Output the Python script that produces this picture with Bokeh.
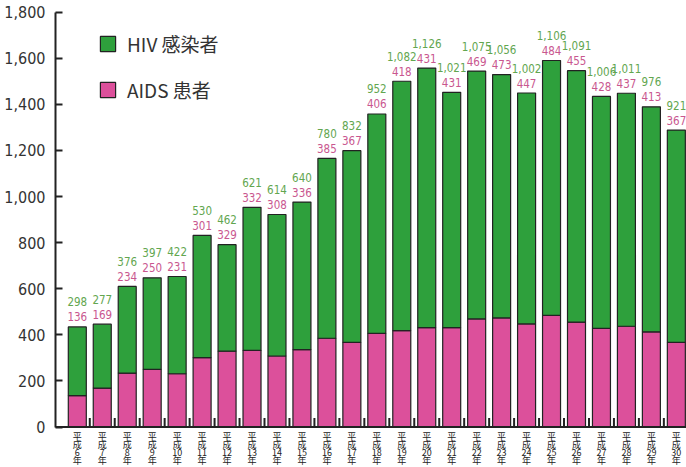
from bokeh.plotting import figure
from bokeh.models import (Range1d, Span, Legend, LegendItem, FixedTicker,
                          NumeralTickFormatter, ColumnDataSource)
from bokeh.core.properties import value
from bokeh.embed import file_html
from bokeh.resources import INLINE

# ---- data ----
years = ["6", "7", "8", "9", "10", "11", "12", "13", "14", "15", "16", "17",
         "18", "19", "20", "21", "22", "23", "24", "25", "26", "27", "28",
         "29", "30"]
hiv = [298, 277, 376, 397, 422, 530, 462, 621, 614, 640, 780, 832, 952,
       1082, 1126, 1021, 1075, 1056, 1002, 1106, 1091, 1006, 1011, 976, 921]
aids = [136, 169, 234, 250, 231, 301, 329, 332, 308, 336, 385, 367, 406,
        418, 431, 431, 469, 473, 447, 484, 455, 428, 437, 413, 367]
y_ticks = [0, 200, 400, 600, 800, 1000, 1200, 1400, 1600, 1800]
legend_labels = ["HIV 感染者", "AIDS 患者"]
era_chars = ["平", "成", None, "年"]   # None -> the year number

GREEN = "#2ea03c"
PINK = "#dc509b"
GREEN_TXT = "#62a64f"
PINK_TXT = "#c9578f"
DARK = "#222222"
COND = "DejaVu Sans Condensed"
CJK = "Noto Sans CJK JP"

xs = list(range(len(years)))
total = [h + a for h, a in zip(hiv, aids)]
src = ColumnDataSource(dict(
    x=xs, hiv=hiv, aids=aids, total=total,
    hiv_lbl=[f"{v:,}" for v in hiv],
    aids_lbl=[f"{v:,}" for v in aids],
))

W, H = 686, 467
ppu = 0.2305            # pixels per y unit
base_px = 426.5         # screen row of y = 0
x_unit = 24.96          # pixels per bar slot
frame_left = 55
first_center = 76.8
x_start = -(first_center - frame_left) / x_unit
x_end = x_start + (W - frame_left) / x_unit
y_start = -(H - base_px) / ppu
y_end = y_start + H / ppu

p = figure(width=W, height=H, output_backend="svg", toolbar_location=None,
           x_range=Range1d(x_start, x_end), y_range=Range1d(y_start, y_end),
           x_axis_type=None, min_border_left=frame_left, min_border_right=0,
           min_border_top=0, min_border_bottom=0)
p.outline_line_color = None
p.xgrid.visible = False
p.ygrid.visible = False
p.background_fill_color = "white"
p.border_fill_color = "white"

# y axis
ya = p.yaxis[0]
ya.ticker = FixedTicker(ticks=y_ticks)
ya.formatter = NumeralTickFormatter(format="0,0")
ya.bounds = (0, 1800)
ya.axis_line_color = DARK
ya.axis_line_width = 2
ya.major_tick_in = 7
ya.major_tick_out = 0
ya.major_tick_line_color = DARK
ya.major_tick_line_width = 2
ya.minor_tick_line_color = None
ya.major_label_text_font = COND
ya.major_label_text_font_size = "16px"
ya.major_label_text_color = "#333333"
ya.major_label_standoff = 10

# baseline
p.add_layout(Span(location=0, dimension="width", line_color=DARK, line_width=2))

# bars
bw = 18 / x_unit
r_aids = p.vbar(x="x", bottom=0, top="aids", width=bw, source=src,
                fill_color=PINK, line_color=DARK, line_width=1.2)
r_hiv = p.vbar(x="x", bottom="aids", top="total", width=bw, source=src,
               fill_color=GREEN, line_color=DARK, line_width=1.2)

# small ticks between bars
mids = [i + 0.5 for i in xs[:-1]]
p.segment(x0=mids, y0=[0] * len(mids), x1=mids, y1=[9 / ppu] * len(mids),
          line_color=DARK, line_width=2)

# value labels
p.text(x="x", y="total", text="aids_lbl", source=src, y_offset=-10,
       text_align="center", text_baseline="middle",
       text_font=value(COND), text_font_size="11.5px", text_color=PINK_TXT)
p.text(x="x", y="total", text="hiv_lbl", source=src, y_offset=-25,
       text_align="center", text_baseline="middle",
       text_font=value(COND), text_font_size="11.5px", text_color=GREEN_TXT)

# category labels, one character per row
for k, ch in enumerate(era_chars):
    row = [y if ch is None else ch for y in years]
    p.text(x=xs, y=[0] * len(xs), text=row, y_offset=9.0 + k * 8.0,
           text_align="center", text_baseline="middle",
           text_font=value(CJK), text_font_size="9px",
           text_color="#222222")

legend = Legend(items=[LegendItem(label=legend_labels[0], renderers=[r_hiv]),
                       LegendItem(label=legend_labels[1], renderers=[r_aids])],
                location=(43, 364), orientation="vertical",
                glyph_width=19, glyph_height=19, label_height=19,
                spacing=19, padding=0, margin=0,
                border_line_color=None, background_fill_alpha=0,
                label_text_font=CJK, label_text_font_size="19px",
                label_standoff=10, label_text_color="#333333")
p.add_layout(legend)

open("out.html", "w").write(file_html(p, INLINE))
◇ ◇ ◇ ◇ ◇
## YOUR TASK
Repeat the lines above, starting at the first and stopping after the line that holds "from bokeh.resources import INLINE", with the pictures left out.

## FULL ANSWER
Output the Python script that produces this picture with Bokeh.
from bokeh.plotting import figure
from bokeh.models import (Range1d, Span, Legend, LegendItem, FixedTicker,
                          NumeralTickFormatter, ColumnDataSource)
from bokeh.core.properties import value
from bokeh.embed import file_html
from bokeh.resources import INLINE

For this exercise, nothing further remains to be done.